** start of GIVEN RECORDS **

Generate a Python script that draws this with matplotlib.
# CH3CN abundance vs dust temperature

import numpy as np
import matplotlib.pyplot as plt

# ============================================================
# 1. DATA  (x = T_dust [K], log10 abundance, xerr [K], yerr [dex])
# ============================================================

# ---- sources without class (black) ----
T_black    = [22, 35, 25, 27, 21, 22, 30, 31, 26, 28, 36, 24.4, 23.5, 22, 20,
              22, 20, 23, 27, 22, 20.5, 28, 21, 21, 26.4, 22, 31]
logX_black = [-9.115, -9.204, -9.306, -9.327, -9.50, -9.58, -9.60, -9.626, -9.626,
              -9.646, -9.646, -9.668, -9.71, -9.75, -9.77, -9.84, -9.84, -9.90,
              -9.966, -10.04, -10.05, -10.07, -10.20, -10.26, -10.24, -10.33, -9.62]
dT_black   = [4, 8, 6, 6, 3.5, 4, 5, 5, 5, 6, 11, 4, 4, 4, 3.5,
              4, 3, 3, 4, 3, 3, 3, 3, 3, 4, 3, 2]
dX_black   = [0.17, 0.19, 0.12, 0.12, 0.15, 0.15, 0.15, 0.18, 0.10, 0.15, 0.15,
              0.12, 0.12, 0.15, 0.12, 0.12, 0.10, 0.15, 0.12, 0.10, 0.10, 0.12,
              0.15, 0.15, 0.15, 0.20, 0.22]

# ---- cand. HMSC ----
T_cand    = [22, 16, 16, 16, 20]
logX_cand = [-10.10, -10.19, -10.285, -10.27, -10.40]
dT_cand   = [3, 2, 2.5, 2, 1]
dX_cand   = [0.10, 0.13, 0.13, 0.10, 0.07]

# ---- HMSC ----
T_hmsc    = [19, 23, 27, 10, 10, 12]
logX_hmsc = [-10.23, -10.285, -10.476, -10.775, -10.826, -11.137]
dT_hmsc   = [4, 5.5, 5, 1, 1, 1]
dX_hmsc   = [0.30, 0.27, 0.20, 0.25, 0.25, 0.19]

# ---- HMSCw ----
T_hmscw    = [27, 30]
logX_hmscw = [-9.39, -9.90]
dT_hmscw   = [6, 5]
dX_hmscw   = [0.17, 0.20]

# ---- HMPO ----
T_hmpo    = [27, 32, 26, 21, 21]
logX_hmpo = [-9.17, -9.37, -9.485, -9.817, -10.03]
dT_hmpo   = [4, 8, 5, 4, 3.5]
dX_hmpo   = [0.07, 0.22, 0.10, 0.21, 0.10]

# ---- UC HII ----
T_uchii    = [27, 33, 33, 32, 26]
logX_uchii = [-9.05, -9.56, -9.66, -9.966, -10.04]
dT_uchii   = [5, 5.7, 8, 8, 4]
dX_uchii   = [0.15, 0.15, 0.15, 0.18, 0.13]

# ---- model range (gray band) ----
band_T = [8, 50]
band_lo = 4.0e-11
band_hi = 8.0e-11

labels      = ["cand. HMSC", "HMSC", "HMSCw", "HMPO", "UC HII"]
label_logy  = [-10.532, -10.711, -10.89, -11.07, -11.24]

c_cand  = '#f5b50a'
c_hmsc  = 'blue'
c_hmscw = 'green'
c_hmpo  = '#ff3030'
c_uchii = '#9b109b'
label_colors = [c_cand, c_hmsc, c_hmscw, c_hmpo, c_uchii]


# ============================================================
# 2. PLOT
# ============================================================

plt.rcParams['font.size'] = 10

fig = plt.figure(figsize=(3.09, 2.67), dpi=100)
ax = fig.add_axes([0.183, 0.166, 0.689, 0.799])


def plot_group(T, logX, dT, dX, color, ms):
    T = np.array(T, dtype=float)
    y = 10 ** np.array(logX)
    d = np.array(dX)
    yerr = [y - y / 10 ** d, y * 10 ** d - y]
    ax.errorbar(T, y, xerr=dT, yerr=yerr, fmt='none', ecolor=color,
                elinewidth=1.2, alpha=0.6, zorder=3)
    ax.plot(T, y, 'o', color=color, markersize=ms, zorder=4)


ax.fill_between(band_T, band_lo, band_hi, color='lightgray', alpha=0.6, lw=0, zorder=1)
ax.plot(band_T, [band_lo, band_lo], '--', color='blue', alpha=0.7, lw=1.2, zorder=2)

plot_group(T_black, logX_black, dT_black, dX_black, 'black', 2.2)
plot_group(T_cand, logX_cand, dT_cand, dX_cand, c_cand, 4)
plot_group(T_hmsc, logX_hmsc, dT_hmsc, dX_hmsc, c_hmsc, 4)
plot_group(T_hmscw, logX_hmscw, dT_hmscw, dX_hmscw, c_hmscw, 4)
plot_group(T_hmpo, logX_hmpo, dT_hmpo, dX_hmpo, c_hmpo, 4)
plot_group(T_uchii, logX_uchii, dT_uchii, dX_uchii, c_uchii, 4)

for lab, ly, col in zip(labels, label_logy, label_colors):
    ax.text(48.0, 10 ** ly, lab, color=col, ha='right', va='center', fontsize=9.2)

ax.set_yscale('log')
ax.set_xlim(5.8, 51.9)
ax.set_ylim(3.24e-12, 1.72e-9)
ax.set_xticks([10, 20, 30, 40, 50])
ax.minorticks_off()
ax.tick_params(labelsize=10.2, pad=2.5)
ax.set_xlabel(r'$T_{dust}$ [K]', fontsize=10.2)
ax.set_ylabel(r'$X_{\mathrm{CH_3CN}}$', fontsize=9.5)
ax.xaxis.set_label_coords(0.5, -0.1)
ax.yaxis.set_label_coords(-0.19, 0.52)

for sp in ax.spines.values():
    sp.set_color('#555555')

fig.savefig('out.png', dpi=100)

** end of GIVEN RECORDS **
** start of GIVEN RECORDS **

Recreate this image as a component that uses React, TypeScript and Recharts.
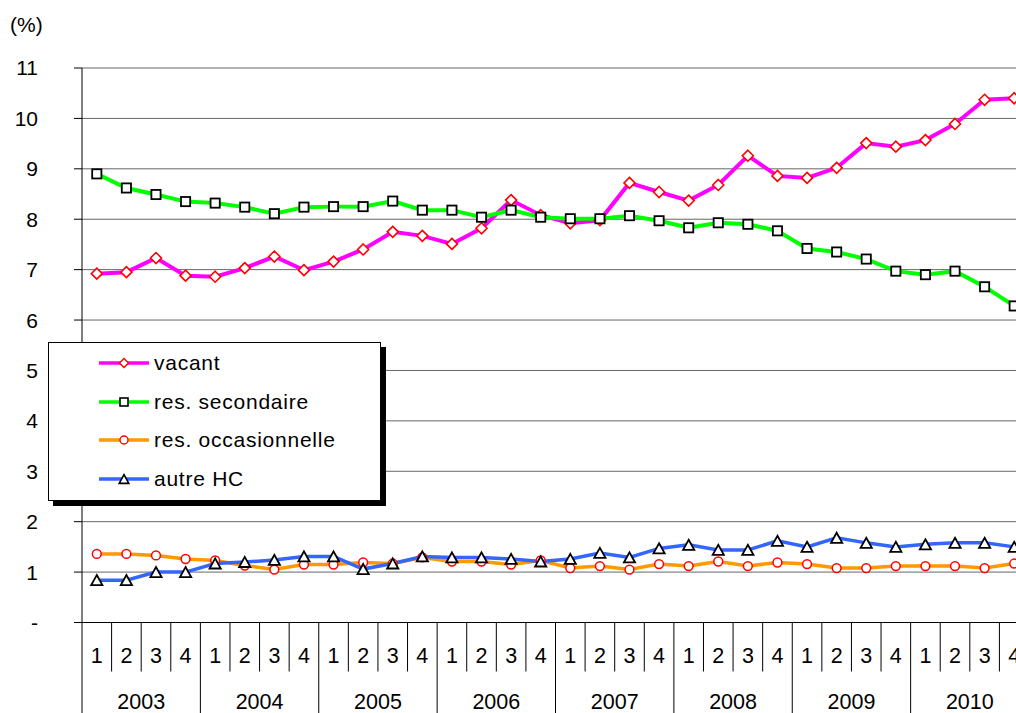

** end of GIVEN RECORDS **

= YOUR TASK =
Copy out exactly the lines from the one with "Generate a Python" through the one with "import matplotlib.pyplot as plt", counting both ends, and no other lines.

= WRITTEN SOLUTION =
Generate a Python script that draws this with matplotlib.
# CH3CN abundance vs dust temperature

import numpy as np
import matplotlib.pyplot as plt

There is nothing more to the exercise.